There are always a few items we’ve read during the week that deserve more attention but don’t make it into our regular posts. So we bundle them for the Friday roundup.
Here’s this week’s bundle:
American Enterprise Institute (Perry): Exposing the minimum wage fallacy
From Henry Hazlitt’s Economics in One Lesson, we learn that “the whole of economics can be reduced to a single lesson, and that lesson can be reduced to a single sentence: The art of economics consists in looking not merely at the immediate but at the longer effects of any act or policy; it consists in tracing the consequences of that policy not merely for one group but for all groups.”
…It’s an ironclad law of economics that to stimulate one group with public policies like the minimum wage, protective tariffs, or farm subsidies, another group in the economy has to be equally “un-stimulated.” In the case of the 18 increases next week in state minimum wages, the EPI’s estimate of $5 billion in additional wages will stimulate low-skilled workers next year by the exact same amount that it will “un-stimulate” merchants, businesses, business owners and their families in those 18 states – by $5 billion.
Walla Walla Union-Bulletin: Washington’s Debt Level a Cause for Concern
Our nation’s debt is immense and alarming, but it’s not the only public debt we’re carrying around. In Washington, the number is both tiny — as compared to the U.S. debt — and huge: about $21 billion, more than $2,700 for every resident.
That level of debt makes Washington the sixth highest on a list of states for per capita debt…The treasurer has urged lawmakers and the governor to keep their hands off the state’s rainy day fund, noting that we are in an economic expansion, which is the time to be saving, not borrowing.
Wall Street Journal: In cities with low unemployment, wages finally start to get bigger
In U.S. cities with the tightest labor markets, workers are finding something that’s long been missing from the broader economic expansion: faster-growing paychecks.
Workers in metro areas with the lowest unemployment are experiencing among the strongest wage growth in the country. The labor market in places like Minneapolis, Denver and Fort Myers, Fla., where unemployment rates stand near or even below 3%, has now tightened to a point where businesses are raising pay to attract employees, often from competitors.
It’s an outcome entirely expected in economic theory, but one that’s been largely absent until now in the upturn that began more than eight years ago.

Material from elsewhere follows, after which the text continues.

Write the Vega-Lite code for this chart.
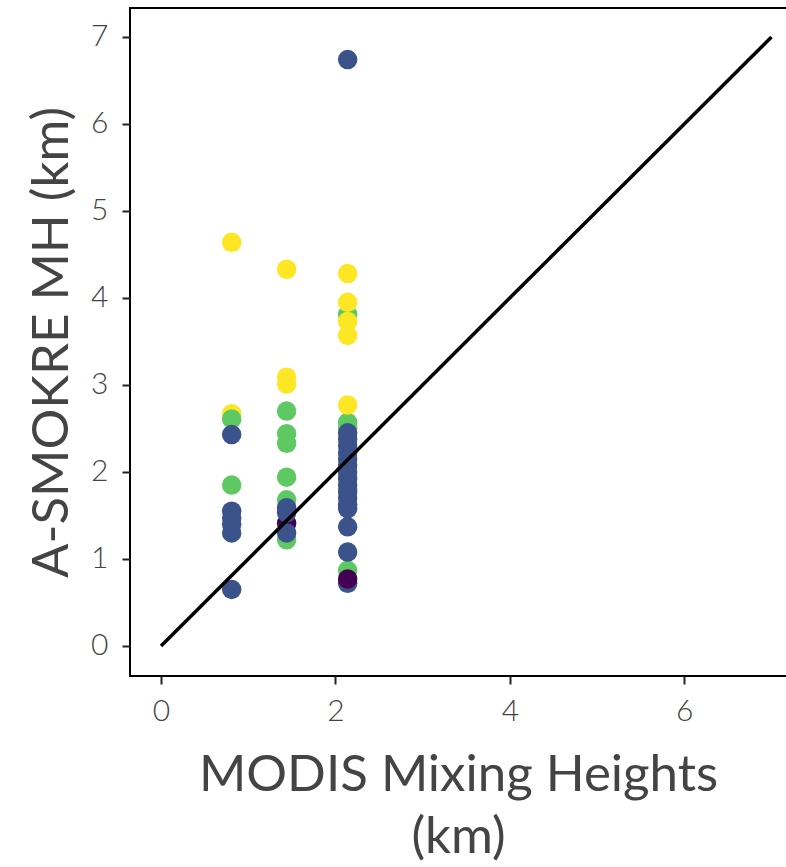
{
  "$schema": "https://vega.github.io/schema/vega-lite/v6.json",
  "autosize": {"type": "none"},
  "padding": {"left": 130, "top": 8, "right": 0, "bottom": 191},
  "width": 680,
  "height": 668,
  "background": "white",
  "config": {
    "view": {"stroke": "black", "strokeWidth": 2},
    "font": "Lato",
    "axis": {
      "domain": false,
      "grid": false,
      "tickColor": "#222",
      "tickSize": 8,
      "tickWidth": 2,
      "labelColor": "#444",
      "labelFont": "Lato",
      "labelFontSize": 30,
      "labelFontWeight": 300,
      "titleColor": "#444",
      "titleFont": "Lato",
      "titleFontSize": 51,
      "titleFontWeight": 400,
      "format": "d"
    }
  },
  "layer": [
    {
      "data": {"values": [
        {"x": 0.81, "y": 4.64, "g": "d"},
        {"x": 0.81, "y": 2.67, "g": "d"},
        {"x": 0.81, "y": 2.61, "g": "c"},
        {"x": 0.81, "y": 1.85, "g": "c"},
        {"x": 0.81, "y": 2.43, "g": "b"},
        {"x": 0.81, "y": 1.55, "g": "b"},
        {"x": 0.81, "y": 1.47, "g": "b"},
        {"x": 0.81, "y": 1.40, "g": "b"},
        {"x": 0.81, "y": 1.30, "g": "b"},
        {"x": 0.81, "y": 0.65, "g": "b"},
        {"x": 1.44, "y": 4.33, "g": "d"},
        {"x": 1.44, "y": 3.09, "g": "d"},
        {"x": 1.44, "y": 3.01, "g": "d"},
        {"x": 1.44, "y": 2.70, "g": "c"},
        {"x": 1.44, "y": 2.44, "g": "c"},
        {"x": 1.44, "y": 2.33, "g": "c"},
        {"x": 1.44, "y": 1.94, "g": "c"},
        {"x": 1.44, "y": 1.68, "g": "c"},
        {"x": 1.44, "y": 1.22, "g": "c"},
        {"x": 1.44, "y": 1.41, "g": "a"},
        {"x": 1.44, "y": 1.59, "g": "b"},
        {"x": 1.44, "y": 1.53, "g": "b"},
        {"x": 1.44, "y": 1.30, "g": "b"},
        {"x": 2.14, "y": 3.81, "g": "c"},
        {"x": 2.14, "y": 4.28, "g": "d"},
        {"x": 2.14, "y": 3.95, "g": "d"},
        {"x": 2.14, "y": 3.73, "g": "d"},
        {"x": 2.14, "y": 3.57, "g": "d"},
        {"x": 2.14, "y": 2.57, "g": "c"},
        {"x": 2.14, "y": 2.50, "g": "c"},
        {"x": 2.14, "y": 1.95, "g": "c"},
        {"x": 2.14, "y": 1.80, "g": "c"},
        {"x": 2.14, "y": 0.87, "g": "c"},
        {"x": 2.14, "y": 2.77, "g": "d"},
        {"x": 2.14, "y": 2.35, "g": "d"},
        {"x": 2.14, "y": 6.74, "g": "b"},
        {"x": 2.14, "y": 2.45, "g": "b"},
        {"x": 2.14, "y": 2.38, "g": "b"},
        {"x": 2.14, "y": 2.30, "g": "b"},
        {"x": 2.14, "y": 2.22, "g": "b"},
        {"x": 2.14, "y": 2.15, "g": "b"},
        {"x": 2.14, "y": 2.08, "g": "b"},
        {"x": 2.14, "y": 2.00, "g": "b"},
        {"x": 2.14, "y": 1.92, "g": "b"},
        {"x": 2.14, "y": 1.85, "g": "b"},
        {"x": 2.14, "y": 1.77, "g": "b"},
        {"x": 2.14, "y": 1.70, "g": "b"},
        {"x": 2.14, "y": 1.63, "g": "b"},
        {"x": 2.14, "y": 1.58, "g": "b"},
        {"x": 2.14, "y": 1.37, "g": "b"},
        {"x": 2.14, "y": 1.08, "g": "b"},
        {"x": 2.14, "y": 0.72, "g": "b"},
        {"x": 2.14, "y": 0.77, "g": "a"}
      ]},
      "mark": {"type": "circle", "size": 380, "opacity": 1},
      "encoding": {
        "x": {
          "field": "x", "type": "quantitative",
          "scale": {"domain": [-0.356, 7.442], "nice": false, "zero": false},
          "axis": {"values": [0, 2, 4, 6], "title": ["MODIS Mixing Heights", "(km)"], "labelPadding": 12, "titlePadding": 24, "titleLineHeight": 62, "titleX": 328}
        },
        "y": {
          "field": "y", "type": "quantitative",
          "scale": {"domain": [-0.345, 7.333], "nice": false, "zero": false},
          "axis": {"values": [0, 1, 2, 3, 4, 5, 6, 7], "title": "A-SMOKRE MH (km)", "labelPadding": 14, "titlePadding": 12}
        },
        "color": {
          "field": "g", "type": "nominal",
          "scale": {"domain": ["a", "b", "c", "d"], "range": ["#440154", "#3b528b", "#5ec962", "#fde725"]},
          "legend": null
        }
      }
    },
    {
      "data": {"values": [{"x": 0, "y": 0}, {"x": 7, "y": 7}]},
      "mark": {"type": "line", "color": "black", "strokeWidth": 3.5},
      "encoding": {
        "x": {"field": "x", "type": "quantitative"},
        "y": {"field": "y", "type": "quantitative"}
      }
    }
  ]
}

Seattle Times (editorial): Keep accountability in education reform
…lawmakers must resist calls to make substantial changes to the landmark school-funding plan they passed in late June and that has yet to be fully implemented.
As required by the state Constitution, and forced by the McCleary lawsuit, Washington is now transitioning to a system in which basic education is entirely funded by the state.
The linchpin is ending the use of local levies for basic education. Relying on levies for essential school needs creates inequity, with some kids receiving lesser education than those in more affluent or supportive communities.
Accountability measures are needed to ensure that Washington doesn’t revert to an unconstitutional system providing unequal opportunity to the 1.1 million children in the state’s public schools.
To churn out more workers with marketable skills, an increasing number of states are offering residents free tuition to community colleges and technical schools.
The move also is a reaction to fast-rising tuition costs — increases that stem, in part, from states reducing their financial support of public colleges and universities.
Morley Winograd, president of the Campaign for Free College Tuition, a Seattle-based nonprofit, described the movement as “the fastest-growing policy idea in the country” — one with bipartisan support.
…But the free tuition push hasn’t produced an economic bonanza for any of the pioneering cities—at least not yet — and some states have struggled to come up with the money to keep their end of the bargain.